COUNTRY-WIDE INSURANCE COMPANY, Appellant, v EXCELSIOR INSURANCE COMPANY et al., Respondents.
46 NYS3d 96
Appellate Division of the Supreme Court of New York, First Department
COUNTRY-WIDE INSURANCE COMPANY, Appellant, v EXCELSIOR INSURANCE COMPANY et al., Respondents. [46 NYS3d 96]—
Plaintiff, Country-Wide Insurance Company, issued a “Truckers Policy” to Truck-Rite Distributions Systems Corp. (Truck-Rite) with a $1,000,000 per-accident coverage limit. Defendant Excelsior Insurance Company issued a commercial general liability policy to Truck-Rite that contained several exclusions.

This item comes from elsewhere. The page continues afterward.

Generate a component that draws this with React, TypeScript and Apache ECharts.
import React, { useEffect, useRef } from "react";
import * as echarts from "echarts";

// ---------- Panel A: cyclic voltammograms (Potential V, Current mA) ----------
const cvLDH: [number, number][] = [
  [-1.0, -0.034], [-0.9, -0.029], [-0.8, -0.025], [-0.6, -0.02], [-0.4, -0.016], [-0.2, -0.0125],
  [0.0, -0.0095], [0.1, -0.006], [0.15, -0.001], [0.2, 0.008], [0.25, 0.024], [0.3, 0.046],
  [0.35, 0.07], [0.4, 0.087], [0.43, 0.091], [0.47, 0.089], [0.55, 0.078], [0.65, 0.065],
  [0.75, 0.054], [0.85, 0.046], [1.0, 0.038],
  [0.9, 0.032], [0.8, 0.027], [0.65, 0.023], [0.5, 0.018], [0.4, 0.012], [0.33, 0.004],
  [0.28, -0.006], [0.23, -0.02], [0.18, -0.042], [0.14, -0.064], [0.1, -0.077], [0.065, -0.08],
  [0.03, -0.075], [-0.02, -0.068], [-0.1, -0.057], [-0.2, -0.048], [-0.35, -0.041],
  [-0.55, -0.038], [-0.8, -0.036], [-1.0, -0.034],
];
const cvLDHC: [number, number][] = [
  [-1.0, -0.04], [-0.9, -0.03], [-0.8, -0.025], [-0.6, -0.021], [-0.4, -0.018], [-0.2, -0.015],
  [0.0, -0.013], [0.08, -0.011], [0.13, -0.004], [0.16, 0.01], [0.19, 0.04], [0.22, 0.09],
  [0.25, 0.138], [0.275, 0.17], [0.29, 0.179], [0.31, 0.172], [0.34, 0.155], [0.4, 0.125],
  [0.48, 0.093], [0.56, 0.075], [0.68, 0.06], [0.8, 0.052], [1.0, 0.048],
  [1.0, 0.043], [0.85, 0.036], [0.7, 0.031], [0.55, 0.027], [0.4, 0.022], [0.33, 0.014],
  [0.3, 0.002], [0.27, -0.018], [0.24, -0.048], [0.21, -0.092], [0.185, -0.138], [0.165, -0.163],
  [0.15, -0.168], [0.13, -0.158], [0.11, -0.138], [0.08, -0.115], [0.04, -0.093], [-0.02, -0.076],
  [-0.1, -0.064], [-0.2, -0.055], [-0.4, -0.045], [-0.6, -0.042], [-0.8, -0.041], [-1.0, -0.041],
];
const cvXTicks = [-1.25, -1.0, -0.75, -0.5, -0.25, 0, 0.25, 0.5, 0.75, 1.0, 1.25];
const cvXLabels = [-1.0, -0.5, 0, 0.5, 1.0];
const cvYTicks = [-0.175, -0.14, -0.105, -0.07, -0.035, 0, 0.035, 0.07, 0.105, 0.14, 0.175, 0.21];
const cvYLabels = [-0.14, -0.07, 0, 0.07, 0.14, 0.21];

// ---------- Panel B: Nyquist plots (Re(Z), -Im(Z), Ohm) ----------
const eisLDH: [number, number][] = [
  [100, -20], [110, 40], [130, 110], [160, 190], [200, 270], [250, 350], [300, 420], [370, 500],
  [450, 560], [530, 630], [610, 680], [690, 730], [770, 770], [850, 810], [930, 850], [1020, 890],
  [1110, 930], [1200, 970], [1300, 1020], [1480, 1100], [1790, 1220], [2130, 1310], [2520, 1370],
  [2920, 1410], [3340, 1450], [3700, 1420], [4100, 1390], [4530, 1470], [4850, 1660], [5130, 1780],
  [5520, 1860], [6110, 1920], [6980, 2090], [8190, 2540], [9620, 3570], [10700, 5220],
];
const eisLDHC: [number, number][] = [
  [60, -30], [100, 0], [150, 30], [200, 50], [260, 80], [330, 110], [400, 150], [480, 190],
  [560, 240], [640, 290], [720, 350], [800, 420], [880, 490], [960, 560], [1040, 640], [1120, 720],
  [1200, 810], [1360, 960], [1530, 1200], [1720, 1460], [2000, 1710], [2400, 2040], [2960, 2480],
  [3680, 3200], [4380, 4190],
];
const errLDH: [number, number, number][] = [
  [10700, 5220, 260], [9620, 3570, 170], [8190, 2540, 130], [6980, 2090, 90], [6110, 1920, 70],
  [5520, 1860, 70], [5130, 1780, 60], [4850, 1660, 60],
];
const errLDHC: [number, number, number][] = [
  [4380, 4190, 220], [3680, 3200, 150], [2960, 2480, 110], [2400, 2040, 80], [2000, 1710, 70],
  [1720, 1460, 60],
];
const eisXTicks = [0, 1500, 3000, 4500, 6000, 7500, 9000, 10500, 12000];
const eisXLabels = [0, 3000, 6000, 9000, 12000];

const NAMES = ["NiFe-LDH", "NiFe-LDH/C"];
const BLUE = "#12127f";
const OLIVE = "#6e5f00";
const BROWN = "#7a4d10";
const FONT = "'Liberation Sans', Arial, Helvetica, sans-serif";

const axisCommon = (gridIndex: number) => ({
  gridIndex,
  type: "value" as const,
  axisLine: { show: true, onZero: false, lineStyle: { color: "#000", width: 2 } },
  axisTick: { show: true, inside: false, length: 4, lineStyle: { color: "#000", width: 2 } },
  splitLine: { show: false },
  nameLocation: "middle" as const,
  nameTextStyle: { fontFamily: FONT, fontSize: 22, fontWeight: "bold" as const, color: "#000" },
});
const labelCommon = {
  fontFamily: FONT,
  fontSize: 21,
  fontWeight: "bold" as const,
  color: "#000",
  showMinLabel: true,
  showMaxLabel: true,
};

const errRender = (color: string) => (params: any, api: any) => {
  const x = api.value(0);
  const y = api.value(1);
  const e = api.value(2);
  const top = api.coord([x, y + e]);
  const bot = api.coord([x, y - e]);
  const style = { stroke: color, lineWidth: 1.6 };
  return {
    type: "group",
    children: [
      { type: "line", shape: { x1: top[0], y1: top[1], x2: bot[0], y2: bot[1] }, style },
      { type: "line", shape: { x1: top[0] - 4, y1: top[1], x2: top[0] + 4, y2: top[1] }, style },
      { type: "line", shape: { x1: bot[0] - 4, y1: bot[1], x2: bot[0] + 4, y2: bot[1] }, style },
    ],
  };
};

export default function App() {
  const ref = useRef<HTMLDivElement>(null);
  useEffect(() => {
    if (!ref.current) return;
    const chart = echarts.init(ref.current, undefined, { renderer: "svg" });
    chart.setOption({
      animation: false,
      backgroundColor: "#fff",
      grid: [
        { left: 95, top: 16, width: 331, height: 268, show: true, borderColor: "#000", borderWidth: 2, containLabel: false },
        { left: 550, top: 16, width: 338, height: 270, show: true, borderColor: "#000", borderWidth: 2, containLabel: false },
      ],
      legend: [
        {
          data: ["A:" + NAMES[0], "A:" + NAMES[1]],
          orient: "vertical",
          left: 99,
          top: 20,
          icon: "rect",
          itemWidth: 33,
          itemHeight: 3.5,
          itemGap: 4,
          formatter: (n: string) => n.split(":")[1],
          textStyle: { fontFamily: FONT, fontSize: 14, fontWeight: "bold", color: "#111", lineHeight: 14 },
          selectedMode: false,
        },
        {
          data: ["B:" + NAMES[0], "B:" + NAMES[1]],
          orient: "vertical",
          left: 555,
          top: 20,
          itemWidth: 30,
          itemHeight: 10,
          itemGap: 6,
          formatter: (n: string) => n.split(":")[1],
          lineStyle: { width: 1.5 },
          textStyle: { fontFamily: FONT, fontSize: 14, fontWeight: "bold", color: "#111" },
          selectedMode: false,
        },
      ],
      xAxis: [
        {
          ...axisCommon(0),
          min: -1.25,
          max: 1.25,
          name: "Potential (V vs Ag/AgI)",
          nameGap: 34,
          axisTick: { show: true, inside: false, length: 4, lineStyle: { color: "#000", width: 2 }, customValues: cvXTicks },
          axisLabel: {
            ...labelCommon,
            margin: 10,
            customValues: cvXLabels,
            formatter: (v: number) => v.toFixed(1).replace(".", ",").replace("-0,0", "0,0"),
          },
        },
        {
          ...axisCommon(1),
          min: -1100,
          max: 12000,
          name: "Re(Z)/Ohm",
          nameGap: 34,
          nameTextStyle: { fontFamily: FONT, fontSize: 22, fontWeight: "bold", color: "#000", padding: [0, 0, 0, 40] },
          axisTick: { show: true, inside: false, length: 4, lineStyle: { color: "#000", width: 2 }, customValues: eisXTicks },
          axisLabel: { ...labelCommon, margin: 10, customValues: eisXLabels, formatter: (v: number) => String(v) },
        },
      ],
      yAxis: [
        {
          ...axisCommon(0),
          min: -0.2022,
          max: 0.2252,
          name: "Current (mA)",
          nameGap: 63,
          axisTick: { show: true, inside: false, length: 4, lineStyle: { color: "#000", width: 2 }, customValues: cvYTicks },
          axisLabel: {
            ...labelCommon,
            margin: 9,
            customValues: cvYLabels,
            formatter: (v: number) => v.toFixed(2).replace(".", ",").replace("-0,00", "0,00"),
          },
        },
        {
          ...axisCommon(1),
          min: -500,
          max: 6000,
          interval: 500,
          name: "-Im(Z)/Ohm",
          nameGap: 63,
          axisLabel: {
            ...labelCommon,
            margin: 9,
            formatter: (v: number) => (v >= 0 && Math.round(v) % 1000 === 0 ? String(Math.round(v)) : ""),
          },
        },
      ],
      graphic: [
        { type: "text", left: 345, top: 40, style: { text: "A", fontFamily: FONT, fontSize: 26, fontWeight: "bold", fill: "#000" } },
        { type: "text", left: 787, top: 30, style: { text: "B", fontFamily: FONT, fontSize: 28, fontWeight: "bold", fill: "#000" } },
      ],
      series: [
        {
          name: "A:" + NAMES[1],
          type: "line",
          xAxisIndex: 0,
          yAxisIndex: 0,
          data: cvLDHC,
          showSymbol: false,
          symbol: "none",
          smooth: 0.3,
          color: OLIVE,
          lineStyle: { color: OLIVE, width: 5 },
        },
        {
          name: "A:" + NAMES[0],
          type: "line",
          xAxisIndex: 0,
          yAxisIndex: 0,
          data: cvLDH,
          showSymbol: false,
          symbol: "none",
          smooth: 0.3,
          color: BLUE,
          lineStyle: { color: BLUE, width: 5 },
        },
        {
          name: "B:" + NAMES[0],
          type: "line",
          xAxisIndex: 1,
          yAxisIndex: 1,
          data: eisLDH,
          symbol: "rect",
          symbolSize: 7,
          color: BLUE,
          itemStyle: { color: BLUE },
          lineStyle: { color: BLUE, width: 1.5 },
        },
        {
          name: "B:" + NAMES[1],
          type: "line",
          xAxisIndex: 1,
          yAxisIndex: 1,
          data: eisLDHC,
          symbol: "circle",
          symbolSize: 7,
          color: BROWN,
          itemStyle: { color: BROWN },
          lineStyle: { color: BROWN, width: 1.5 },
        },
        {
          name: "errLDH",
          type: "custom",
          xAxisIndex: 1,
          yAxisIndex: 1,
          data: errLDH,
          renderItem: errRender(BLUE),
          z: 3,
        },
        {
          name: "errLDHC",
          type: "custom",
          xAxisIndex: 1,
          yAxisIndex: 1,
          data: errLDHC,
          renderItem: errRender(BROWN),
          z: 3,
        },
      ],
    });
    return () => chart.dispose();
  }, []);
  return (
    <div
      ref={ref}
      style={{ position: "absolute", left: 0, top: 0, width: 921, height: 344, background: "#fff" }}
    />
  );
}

Pursuant to the “Aircraft, Auto or Watercraft” provision, the Excelsior policy excluded coverage for bodily injury “arising out of” the use, including loading and unloading, of autos operated by or rented or loaned to Truck-Rite. “Auto” was defined in the policy as “a land motor vehicle, trailer or semitrailer designed for travel on public roads.”

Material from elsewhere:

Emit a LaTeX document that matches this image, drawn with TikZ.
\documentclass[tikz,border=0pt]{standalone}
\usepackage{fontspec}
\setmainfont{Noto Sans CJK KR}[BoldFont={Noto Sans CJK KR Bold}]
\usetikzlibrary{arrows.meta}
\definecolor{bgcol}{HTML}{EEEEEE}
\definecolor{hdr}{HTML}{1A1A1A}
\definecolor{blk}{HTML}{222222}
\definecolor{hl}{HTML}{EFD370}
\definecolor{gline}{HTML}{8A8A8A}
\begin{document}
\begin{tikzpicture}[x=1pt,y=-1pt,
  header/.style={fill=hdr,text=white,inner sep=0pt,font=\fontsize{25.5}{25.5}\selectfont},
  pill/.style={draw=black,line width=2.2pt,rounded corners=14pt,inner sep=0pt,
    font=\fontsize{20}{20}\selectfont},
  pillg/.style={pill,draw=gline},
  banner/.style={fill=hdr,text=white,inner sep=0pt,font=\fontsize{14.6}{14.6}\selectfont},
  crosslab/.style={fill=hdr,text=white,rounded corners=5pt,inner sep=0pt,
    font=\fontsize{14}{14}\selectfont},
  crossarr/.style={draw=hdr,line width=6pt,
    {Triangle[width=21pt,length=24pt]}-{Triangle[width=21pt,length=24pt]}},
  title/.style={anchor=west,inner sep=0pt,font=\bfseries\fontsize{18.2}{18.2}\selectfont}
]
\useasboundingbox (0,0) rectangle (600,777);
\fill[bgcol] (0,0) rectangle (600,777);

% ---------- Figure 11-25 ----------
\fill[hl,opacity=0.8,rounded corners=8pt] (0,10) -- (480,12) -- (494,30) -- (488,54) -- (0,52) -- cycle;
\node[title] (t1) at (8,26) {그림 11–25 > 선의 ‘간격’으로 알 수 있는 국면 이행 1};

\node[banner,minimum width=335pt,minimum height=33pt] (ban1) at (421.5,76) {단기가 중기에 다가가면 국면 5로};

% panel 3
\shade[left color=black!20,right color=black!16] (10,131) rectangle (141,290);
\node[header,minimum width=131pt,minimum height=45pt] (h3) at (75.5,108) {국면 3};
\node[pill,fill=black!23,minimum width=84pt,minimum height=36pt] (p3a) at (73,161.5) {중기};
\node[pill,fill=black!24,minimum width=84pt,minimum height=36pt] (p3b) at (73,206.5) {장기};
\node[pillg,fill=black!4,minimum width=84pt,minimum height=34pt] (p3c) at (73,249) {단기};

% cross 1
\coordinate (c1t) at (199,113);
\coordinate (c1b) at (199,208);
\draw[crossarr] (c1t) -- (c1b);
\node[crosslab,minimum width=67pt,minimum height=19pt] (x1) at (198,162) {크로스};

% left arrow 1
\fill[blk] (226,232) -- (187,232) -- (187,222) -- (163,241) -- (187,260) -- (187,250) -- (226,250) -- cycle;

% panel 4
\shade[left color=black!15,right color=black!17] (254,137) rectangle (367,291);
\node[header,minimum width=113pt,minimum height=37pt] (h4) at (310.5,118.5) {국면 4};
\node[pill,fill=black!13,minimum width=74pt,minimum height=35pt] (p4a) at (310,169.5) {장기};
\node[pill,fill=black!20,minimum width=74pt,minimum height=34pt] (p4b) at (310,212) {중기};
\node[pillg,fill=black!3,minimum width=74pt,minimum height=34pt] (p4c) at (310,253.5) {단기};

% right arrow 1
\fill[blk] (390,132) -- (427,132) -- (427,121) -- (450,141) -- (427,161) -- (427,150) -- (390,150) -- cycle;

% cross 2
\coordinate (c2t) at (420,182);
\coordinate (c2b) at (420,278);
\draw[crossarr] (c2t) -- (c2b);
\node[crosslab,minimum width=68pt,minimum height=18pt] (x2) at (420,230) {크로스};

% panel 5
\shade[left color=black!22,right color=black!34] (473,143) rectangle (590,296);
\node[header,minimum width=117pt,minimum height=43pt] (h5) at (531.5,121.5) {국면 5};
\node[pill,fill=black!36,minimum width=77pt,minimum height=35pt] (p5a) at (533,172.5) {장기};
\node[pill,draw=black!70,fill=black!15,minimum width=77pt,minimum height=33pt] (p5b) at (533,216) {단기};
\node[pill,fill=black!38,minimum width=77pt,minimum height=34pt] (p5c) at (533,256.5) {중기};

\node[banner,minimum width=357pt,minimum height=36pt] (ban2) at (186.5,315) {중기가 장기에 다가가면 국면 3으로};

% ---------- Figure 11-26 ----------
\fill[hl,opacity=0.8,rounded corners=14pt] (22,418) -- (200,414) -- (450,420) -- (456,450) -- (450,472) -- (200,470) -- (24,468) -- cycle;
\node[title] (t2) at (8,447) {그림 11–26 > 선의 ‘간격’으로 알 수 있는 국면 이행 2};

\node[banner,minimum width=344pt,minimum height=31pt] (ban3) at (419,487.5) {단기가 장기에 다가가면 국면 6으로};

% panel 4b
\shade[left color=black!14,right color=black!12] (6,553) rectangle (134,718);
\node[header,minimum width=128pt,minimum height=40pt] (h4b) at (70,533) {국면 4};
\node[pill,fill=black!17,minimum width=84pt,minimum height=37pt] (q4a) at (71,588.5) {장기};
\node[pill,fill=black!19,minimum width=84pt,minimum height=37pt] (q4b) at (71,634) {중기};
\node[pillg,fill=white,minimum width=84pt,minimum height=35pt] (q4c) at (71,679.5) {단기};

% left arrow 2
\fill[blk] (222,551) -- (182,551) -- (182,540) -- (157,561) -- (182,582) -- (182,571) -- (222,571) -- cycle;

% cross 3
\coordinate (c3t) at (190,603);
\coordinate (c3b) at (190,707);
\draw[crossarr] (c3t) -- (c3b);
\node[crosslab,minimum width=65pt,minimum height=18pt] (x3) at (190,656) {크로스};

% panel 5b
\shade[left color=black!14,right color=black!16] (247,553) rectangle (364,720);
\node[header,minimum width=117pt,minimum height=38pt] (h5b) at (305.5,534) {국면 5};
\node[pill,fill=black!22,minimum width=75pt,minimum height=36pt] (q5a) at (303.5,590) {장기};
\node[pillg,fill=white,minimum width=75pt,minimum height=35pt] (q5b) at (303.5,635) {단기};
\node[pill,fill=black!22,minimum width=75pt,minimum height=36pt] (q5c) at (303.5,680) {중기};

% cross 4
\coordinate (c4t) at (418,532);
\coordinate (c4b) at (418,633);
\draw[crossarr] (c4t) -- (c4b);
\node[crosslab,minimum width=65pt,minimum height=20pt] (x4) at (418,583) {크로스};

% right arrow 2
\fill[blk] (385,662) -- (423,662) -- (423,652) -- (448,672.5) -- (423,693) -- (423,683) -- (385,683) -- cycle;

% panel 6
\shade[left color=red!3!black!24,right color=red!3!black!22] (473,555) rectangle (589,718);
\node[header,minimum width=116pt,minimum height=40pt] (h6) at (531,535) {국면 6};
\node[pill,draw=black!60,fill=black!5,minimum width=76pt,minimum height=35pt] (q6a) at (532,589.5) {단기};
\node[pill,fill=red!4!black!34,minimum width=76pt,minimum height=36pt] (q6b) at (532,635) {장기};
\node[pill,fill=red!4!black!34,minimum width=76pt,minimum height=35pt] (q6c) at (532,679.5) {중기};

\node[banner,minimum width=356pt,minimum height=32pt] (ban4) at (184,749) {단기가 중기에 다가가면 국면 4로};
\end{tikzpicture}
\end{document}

An employee of Truck-Rite, while unloading a trailer owned by R&L Carriers, Inc. (R&L) and leased to Truck-Rite, was injured while unloading material from inside a shipping trailer onto an attached lift gate. The lift gate failed, causing the employee to fall. The employee commenced an action to recover for personal injuries against R&L, which in turn commenced a third-party action against Truck-Rite for, inter alia, contractual and common-law indemnification. The underlying action and third-party action ultimately settled, with Truck-Rite paying $785,000 toward the settlement. Plaintiff herein, which provided Truck-Rite with a defense and paid the settlement amount on its behalf, now seeks reimbursement from defendants.
“Policy exclusions are subject to strict construction and must be read narrowly, and any ambiguities in the insurance policy are to be construed against the insurer. However, unambiguous provisions of insurance contracts will be given their plain and ordinary meaning” (Scottsdale Indem. Co. v Beckerman, 120 AD3d 1215, 1218-1219 [2d Dept 2014], lv denied 24 NY3d 912 [2014] [internal quotation marks and citations omitted]).
Here, the underlying plaintiff’s accident occurred while he was unloading material from a shipping trailer, an activity clearly encompassed by the exclusion. The fact that his injury was allegedly caused by the defective nature of the trailer lift does not remove the injury from the policy exclusion. “[T]he focus of the inquiry ‘is not on the precise cause of the accident but the general nature of the operation in the course of which the injury was sustained’ ” (Regal Constr. Corp. v National Union Fire Ins. Co. of Pittsburgh, PA, 15 NY3d 34, 38 [2010], quoting Worth Constr. Co., Inc. v Admiral Ins. Co., 10 NY3d 411, 416 [2008]). “[T]he phrase ‘arising out of’ . . . requires only that there be some causal relationship between the injury and the risk for which coverage is provided” (Dzielski v Essex Ins. Co., 90 AD3d 1493, 1497 [4th Dept 2011, Fahey & Peradotto, JJ., dissenting], revd on dissenting op 19 NY3d 871 [2012]). Such a causal relationship between the injury and exclusion clearly exists here and requires dismissal of the complaint.
In light of our determination, the parties’ remaining contentions need not be addressed. Concur—Friedman, J.P., Sweeny, Richter, Manzanet-Daniels and Kapnick, JJ.